The Special Assistant to PM on Revenues, Dr Waqar Masood, said that the FBR possessed a reservoir of database that would be utilized to broaden the tax base. He said that he was opposed to the concept of the filers and non filers. He said that the numbers of withholding taxes would be reduced from 65 to 25 over a two year period, starting from the next budget for 2021-22. He said that the government planned to phase out withholding taxes in a gradual manner. He said that in some instances, the cases of amnesty schemes were opened up so the government would address genuine problems faced by taxpayers. The continuity will not be broken, he added.

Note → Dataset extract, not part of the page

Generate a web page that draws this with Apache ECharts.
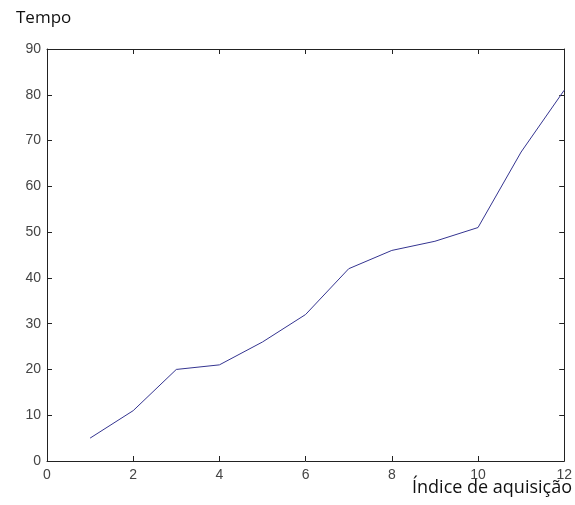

Aqeela Mumtaz, Head of Corporate, Accounting, and Tax at Jazz, said that tax compliance was complex as tax rates were on the higher side and cited the example that the advance tax stood in the range of 5 to 12.5 percent. She said that people wanted to get themselves registered with tax authorities but there was discrimination in the case of certain sectors and certain income bracket.

On this occasion, Dr. Michael Best, Assistant Professor at Columbia University, renowned economist Dr. Ijaz Nabi and Business Recorder’s research head Ali Khizar also spoke on the occasion.